The impact of the ongoing pandemic on logistics is being felt in waves.
The initial lack of supply of goods being manufactured in China, and logistics workforce disruptions in the East has mostly been overcome as factories are in high gear. As a matter of fact, China’s busy ports have even turned the tables, requiring quarantines on incoming ships from affected countries.
Uncertainty and disruptions are now coming from the West as the US and European countries are increasingly shutting down, impacting both the flow and the demand for goods.
Impact on ocean freight
Last week’s spike in ocean rates has leveled off for the most part, with China-US West Coast prices climbing only 3% this week. This could mean that carriers overestimated how quickly Chinese manufacturing is recovering, in which case prices will remain at this level or even climb in the coming weeks.
But it is also possible that the rate spike represented a surge in orders placed by importers before the economic shutdown began in the West. The leveling off would mean that US importers are cancelling or not placing new orders, as much of the US shelters in place and industries like retail are already feeling the hit.
In fact, there are reports of large shippers already cancelling orders, and carriers blanking some sailings at the start of April for lack of demand.
Impact on air cargo
Air rates out of China and Europe continue to climb, as the spike in demand for time-sensitive items like pharmaceuticals, medical supplies, electronics and other goods crucial to the fight against the outbreak has combined with the slashing of passenger jet capacity.
More airlines are repurposing empty passenger planes as freighters to meet this demand, and the industry is asking for eased regulations to streamline cargo during the process.
WebCargo reported above average volumes of forwarders searching for dynamic air rates and had a near record number of air cargo eBookings placed last week, a sign of rapidly shifting capacity and pricing. Even in hard hit Italy, forwarders were still logging 72% of the searches made in the same week last year. In Spain, forwarders are able to stay active while working remotely, with 90% of last year’s search volume still being logged. Multiple airlines also experienced a surge in demand for live rates and capacity data, as some of their APIs struggled to handle the volume of requests.

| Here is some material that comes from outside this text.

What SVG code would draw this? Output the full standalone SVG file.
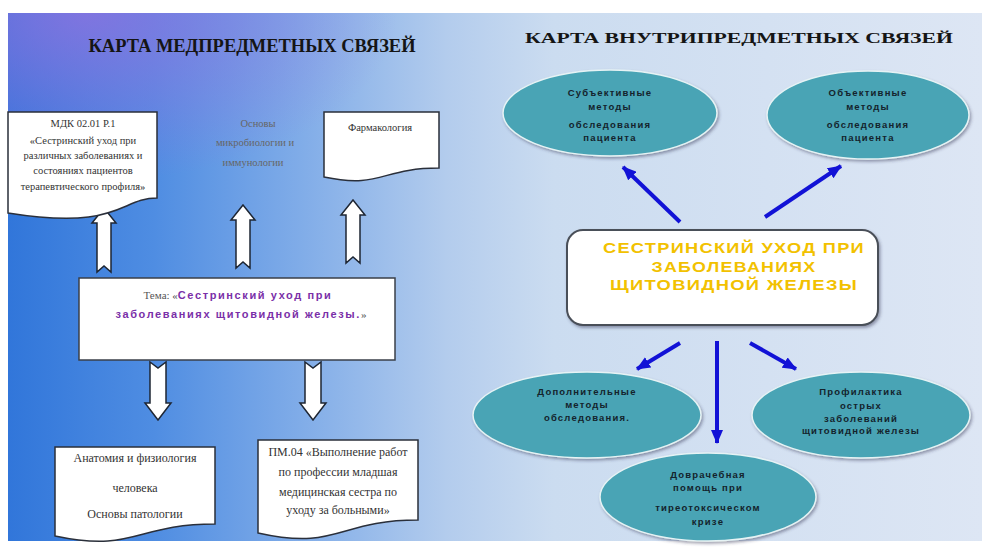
<svg xmlns="http://www.w3.org/2000/svg" width="984" height="547" viewBox="0 0 984 547">
<defs>
<linearGradient id="bg" x1="0" y1="0" x2="1" y2="0">
<stop offset="0" stop-color="#3176da"/>
<stop offset="0.15" stop-color="#4f8de2"/>
<stop offset="0.3" stop-color="#80ace8"/>
<stop offset="0.45" stop-color="#b3cced"/>
<stop offset="0.56" stop-color="#cbdcf0"/>
<stop offset="1" stop-color="#dde6f4"/>
</linearGradient>
<radialGradient id="purple" cx="0.08" cy="0" r="0.32">
<stop offset="0" stop-color="#9470e0" stop-opacity="0.75"/>
<stop offset="1" stop-color="#9470e0" stop-opacity="0"/>
</radialGradient>
<filter id="sh" x="-10%" y="-10%" width="130%" height="140%">
<feDropShadow dx="1.5" dy="2" stdDeviation="1.5" flood-color="#335" flood-opacity="0.45"/>
</filter>
<marker id="ah" viewBox="0 0 14 12" refX="13" refY="6" markerWidth="14" markerHeight="12" orient="auto" markerUnits="userSpaceOnUse">
<path d="M0,0 L14,6 L0,12 Z" fill="#1212d6"/>
</marker>
<style>
.doc{fill:#fff;stroke:#2a2f3a;stroke-width:1.5}
.ser{font-family:"Liberation Serif","Times New Roman",serif;fill:#333;text-anchor:middle}
.s10{font-size:10.5px}
.s11{font-size:12px}
.gray{fill:#666}
.ell{fill:#4aa4b5;stroke:#e6f3f5;stroke-width:1.5;filter:url(#sh)}
.et{font-family:"Liberation Sans",Arial,sans-serif;font-weight:bold;font-size:9.5px;fill:#14232c;text-anchor:middle;letter-spacing:1.2px}
.blk{fill:#fff;stroke:#1e2633;stroke-width:1.5;stroke-linejoin:miter}
.blue{stroke:#1212d6;stroke-width:4;fill:none;marker-end:url(#ah)}
.ttl{font-family:"Liberation Serif","Times New Roman",serif;font-weight:bold;fill:#151515}
.pur{font-family:"Liberation Sans",Arial,sans-serif;font-weight:bold;fill:#7a2fa8;letter-spacing:1.6px}
.gold{font-family:"Liberation Sans",Arial,sans-serif;font-weight:bold;font-size:14px;fill:#f2c100;text-anchor:middle;letter-spacing:1px}
</style>
</defs>

<rect x="8" y="13" width="974" height="528" fill="url(#bg)"/>
<rect x="8" y="13" width="974" height="528" fill="url(#purple)"/>

<text class="ttl" x="252" y="52" font-size="19" text-anchor="middle" textLength="327" lengthAdjust="spacingAndGlyphs">КАРТА МЕДПРЕДМЕТНЫХ СВЯЗЕЙ</text>
<text class="ttl" x="739" y="43" font-size="15.5" text-anchor="middle" textLength="428" lengthAdjust="spacingAndGlyphs">КАРТА ВНУТРИПРЕДМЕТНЫХ СВЯЗЕЙ</text>

<g id="connectors">
<path class="blk" d="M104,208 L116,223 L111,223 L111,272 L104,266 L97,272 L97,223 L92,223 Z"/>
<path class="blk" d="M243,205 L255,220 L250,220 L250,268 L243,262 L236,268 L236,220 L231,220 Z"/>
<path class="blk" d="M353,200 L365,215 L360,215 L360,263 L353,257 L346,263 L346,215 L341,215 Z"/>
<path class="blk" d="M150,362 L158,368 L166,362 L166,403 L171,403 L158,420 L145,403 L150,403 Z"/>
<path class="blk" d="M305,362 L313,368 L321,362 L321,403 L326,403 L313,420 L300,403 L305,403 Z"/>
<line class="blue" x1="680" y1="222" x2="623" y2="167"/>
<line class="blue" x1="765" y1="217" x2="841" y2="166"/>
<line class="blue" x1="680" y1="343" x2="637" y2="369"/>
<line class="blue" x1="717" y1="341" x2="717" y2="443"/>
<line class="blue" x1="750" y1="343" x2="796" y2="369"/>
</g>

<g id="mdk">
<path class="doc" d="M8,112 H157 V198 C120,198 120,231 8,213 Z"/>
<text class="ser s10" x="83" y="127">МДК 02.01 Р.1</text>
<text class="ser s10" x="83" y="144">«Сестринский уход при</text>
<text class="ser s10" x="83" y="159">различных заболеваниях и</text>
<text class="ser s10" x="83" y="174">состояниях пациентов</text>
<text class="ser s10" x="83" y="190">терапевтического профиля»</text>
</g>

<g id="micro">
<text class="ser s10 gray" x="258" y="127">Основы</text>
<text class="ser s10 gray" x="255" y="146">микробиологии и</text>
<text class="ser s10 gray" x="253" y="166">иммунологии</text>
</g>

<g id="pharm">
<path class="doc" d="M324,112 H439 V168 C381,168 381,189 324,177 Z"/>
<text class="ser s10" x="380" y="131">Фармакология</text>
</g>

<g id="tema">
<rect x="79" y="278" width="316" height="82" fill="#fff" stroke="#3a3f48" stroke-width="1.5"/>
<text x="238" y="299" text-anchor="middle" font-size="11"><tspan font-family="Liberation Serif, serif" fill="#555">Тема: «</tspan><tspan class="pur">Сестринский уход при</tspan></text>
<text x="241" y="318" text-anchor="middle" font-size="11"><tspan class="pur">заболеваниях щитовидной железы.</tspan><tspan font-family="Liberation Serif, serif" fill="#555">»</tspan></text>
</g>

<g id="anat">
<path class="doc" d="M55,447 H215 V524 C135,524 135,553 55,536 Z"/>
<text class="ser s11" x="135" y="462">Анатомия и физиология</text>
<text class="ser s11" x="135" y="492">человека</text>
<text class="ser s11" x="135" y="518">Основы патологии</text>
</g>

<g id="pm04">
<path class="doc" d="M258,440 H418 V520 C338,520 338,551 258,533 Z"/>
<text class="ser s11" x="338" y="456">ПМ.04 «Выполнение работ</text>
<text class="ser s11" x="338" y="476">по профессии младшая</text>
<text class="ser s11" x="338" y="496">медицинская сестра по</text>
<text class="ser s11" x="338" y="514">уходу за больными»</text>
</g>

<g id="center">
<rect x="567" y="230" width="311" height="95" rx="16" fill="#fff" stroke="#4a4f58" stroke-width="2" filter="url(#sh)"/>
<text class="gold" x="734" y="253" textLength="262" lengthAdjust="spacingAndGlyphs">СЕСТРИНСКИЙ УХОД ПРИ</text>
<text class="gold" x="734" y="272" textLength="165" lengthAdjust="spacingAndGlyphs">ЗАБОЛЕВАНИЯХ</text>
<text class="gold" x="734" y="290" textLength="248" lengthAdjust="spacingAndGlyphs">ЩИТОВИДНОЙ ЖЕЛЕЗЫ</text>
</g>

<g id="subj">
<ellipse class="ell" cx="610" cy="113" rx="107" ry="43"/>
<text class="et" x="610" y="96">Субъективные</text>
<text class="et" x="610" y="110">методы</text>
<text class="et" x="610" y="128">обследования</text>
<text class="et" x="610" y="141">пациента</text>
</g>

<g id="obj">
<ellipse class="ell" cx="868" cy="115" rx="101" ry="44"/>
<text class="et" x="868" y="96">Объективные</text>
<text class="et" x="868" y="110">методы</text>
<text class="et" x="868" y="128">обследования</text>
<text class="et" x="868" y="141">пациента</text>
</g>

<g id="dop">
<ellipse class="ell" cx="587" cy="415" rx="114" ry="43"/>
<text class="et" x="587" y="395">Дополнительные</text>
<text class="et" x="587" y="408">методы</text>
<text class="et" x="587" y="421">обследования.</text>
</g>

<g id="prof">
<ellipse class="ell" cx="861" cy="415" rx="109" ry="43"/>
<text class="et" x="861" y="395">Профилактика</text>
<text class="et" x="861" y="409">острых</text>
<text class="et" x="861" y="422">заболеваний</text>
<text class="et" x="861" y="434">щитовидной железы</text>
</g>

<g id="dovr">
<ellipse class="ell" cx="708" cy="497" rx="108" ry="44"/>
<text class="et" x="708" y="478">Доврачебная</text>
<text class="et" x="708" y="491">помощь при</text>
<text class="et" x="708" y="511">тиреотоксическом</text>
<text class="et" x="708" y="525">кризе</text>
</g>
</svg>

US shutdown impact on logistics
As multiple states implemented shutdowns of varying severity, logistics has so far officially been spared by being categorized as an essential service exempt from restrictions. Federal agencies have even removed certain regulations to allow trucks to travel more quickly.
Trucking rates climbed in March to meet the surge in demand for household goods and medical supplies. But road freight in Europe is already experiencing delays in crossing borders though the industry is exempt from restrictions there too, and shutdowns of truck stops across the US are making trucking more difficult.
US ports are also showing the first signs of distress both from lack of demand and from the virus itself. Some terminals in Seattle and the Port of Miami suspended operations temporarily for lack of incoming cargo, and terminals at a Houston port also closed briefly due to a worker testing positive for COVID-19.
So another week has passed leaving us with more questions than answers as to how all this will play out, and hoping that the drastic measures being taken will push us toward recovery soon.